## BEGIN SOURCE DATA
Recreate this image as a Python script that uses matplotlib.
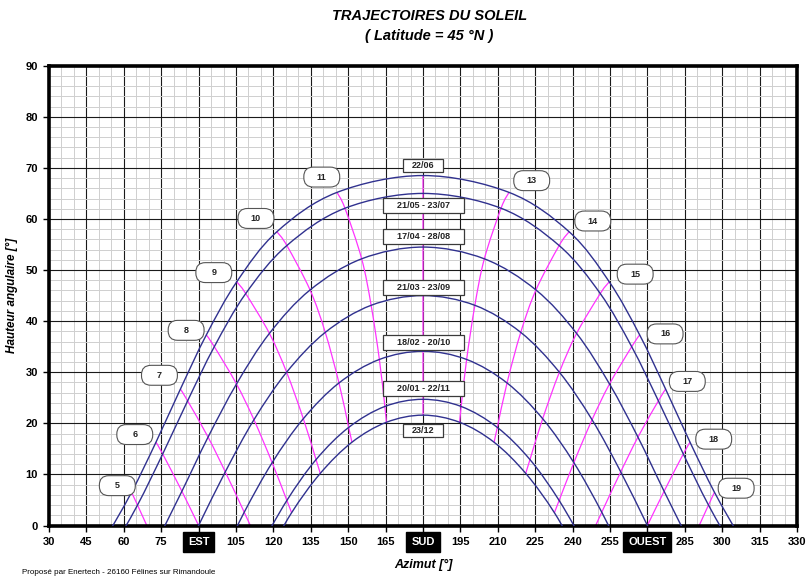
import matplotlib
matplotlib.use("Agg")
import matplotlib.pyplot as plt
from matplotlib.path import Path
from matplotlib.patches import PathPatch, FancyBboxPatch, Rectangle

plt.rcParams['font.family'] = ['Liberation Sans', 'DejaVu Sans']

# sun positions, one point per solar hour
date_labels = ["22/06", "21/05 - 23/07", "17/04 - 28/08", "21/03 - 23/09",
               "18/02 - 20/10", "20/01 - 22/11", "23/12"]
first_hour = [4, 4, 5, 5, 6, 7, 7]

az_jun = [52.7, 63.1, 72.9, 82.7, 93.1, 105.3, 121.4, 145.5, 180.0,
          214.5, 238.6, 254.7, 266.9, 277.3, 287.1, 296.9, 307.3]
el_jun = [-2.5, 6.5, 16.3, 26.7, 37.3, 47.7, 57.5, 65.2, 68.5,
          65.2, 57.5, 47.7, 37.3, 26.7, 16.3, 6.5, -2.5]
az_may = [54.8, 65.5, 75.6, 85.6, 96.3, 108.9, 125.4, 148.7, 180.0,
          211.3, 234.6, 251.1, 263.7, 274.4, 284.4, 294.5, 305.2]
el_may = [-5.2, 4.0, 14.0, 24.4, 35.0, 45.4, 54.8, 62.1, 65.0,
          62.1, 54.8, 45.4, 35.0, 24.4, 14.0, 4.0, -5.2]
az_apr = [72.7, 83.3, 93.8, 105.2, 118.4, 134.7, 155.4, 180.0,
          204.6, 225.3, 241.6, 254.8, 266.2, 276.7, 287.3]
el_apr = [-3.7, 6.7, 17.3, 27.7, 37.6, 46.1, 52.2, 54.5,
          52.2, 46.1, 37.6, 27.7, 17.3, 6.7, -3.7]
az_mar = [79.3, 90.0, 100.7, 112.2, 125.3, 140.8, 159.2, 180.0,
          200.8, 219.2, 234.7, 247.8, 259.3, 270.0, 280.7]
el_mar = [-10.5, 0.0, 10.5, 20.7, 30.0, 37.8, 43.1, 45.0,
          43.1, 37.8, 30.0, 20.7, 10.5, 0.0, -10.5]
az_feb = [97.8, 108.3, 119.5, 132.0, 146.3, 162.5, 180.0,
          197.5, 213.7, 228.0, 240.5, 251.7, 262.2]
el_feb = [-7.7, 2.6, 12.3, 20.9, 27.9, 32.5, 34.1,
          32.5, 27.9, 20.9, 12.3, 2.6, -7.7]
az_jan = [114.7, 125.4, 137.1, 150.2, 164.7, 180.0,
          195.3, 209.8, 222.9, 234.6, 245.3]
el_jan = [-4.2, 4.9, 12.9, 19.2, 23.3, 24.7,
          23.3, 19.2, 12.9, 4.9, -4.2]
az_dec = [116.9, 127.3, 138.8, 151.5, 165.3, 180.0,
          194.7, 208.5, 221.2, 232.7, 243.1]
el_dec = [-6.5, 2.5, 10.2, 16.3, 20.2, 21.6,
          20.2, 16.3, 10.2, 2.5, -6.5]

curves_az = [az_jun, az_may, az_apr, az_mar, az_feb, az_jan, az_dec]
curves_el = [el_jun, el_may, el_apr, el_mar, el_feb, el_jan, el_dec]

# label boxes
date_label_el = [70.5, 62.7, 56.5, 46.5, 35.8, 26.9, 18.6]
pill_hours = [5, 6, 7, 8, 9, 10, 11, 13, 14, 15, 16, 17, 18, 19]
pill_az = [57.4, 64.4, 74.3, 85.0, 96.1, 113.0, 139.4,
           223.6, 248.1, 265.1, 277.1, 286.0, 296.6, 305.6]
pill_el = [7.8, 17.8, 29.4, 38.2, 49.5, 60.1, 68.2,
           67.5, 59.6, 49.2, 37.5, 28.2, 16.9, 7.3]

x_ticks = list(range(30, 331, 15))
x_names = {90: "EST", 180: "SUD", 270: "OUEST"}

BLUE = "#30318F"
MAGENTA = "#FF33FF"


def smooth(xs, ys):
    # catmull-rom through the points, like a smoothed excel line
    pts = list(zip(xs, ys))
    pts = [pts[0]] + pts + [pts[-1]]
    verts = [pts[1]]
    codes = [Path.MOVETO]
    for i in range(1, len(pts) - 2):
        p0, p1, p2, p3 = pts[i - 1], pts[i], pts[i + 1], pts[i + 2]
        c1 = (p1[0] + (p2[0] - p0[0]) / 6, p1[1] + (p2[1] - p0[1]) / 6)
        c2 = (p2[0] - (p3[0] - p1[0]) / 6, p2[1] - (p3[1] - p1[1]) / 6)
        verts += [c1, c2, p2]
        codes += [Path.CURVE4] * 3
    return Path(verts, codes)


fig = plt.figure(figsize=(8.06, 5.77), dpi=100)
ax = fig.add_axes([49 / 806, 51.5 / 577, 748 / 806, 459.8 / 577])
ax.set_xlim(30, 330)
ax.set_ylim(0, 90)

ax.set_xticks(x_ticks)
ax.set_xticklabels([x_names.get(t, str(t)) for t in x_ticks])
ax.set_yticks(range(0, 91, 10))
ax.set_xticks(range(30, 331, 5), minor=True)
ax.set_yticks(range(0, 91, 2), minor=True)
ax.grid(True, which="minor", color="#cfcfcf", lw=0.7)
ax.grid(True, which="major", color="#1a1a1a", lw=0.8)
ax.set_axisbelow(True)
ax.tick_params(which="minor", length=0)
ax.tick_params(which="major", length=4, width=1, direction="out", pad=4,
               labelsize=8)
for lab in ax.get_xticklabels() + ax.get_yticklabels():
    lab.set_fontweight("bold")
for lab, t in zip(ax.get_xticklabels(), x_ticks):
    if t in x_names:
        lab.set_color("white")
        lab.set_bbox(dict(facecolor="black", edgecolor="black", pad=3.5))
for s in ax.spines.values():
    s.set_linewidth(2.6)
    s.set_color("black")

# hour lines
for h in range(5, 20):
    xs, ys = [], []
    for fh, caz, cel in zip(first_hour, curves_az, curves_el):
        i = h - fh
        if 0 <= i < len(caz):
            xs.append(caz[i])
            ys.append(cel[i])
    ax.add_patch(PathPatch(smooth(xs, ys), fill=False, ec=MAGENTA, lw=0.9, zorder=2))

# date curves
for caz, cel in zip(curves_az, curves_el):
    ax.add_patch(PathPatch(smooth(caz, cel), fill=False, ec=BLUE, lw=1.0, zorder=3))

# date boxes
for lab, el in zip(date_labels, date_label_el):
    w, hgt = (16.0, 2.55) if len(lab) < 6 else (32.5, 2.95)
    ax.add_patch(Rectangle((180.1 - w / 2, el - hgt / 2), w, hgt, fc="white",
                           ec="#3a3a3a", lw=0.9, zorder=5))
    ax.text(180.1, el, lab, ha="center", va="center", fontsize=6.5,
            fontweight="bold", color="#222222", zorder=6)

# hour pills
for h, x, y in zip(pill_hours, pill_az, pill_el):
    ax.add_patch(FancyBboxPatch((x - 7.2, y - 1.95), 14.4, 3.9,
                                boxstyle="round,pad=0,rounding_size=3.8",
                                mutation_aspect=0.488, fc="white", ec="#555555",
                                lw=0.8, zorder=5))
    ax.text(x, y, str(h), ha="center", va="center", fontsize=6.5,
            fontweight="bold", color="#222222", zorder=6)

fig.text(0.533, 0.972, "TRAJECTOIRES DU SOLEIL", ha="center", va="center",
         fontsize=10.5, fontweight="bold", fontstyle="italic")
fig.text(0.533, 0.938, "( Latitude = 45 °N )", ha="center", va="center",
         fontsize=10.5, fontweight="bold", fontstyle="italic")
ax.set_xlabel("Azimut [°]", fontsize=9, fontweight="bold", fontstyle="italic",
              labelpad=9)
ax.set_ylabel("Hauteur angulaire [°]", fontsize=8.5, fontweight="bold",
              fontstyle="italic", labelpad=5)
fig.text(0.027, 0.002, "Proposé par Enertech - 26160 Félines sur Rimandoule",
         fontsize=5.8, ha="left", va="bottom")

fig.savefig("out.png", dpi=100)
## END SOURCE DATA
▶ JOB
Quote, please, every line of the material above from its start through the line that has "plt.rcParams['font.family'] = ['Liberation", reproducing the words exactly and dropping any images.

▶ RESPONSE
Recreate this image as a Python script that uses matplotlib.
import matplotlib
matplotlib.use("Agg")
import matplotlib.pyplot as plt
from matplotlib.path import Path
from matplotlib.patches import PathPatch, FancyBboxPatch, Rectangle

plt.rcParams['font.family'] = ['Liberation Sans', 'DejaVu Sans']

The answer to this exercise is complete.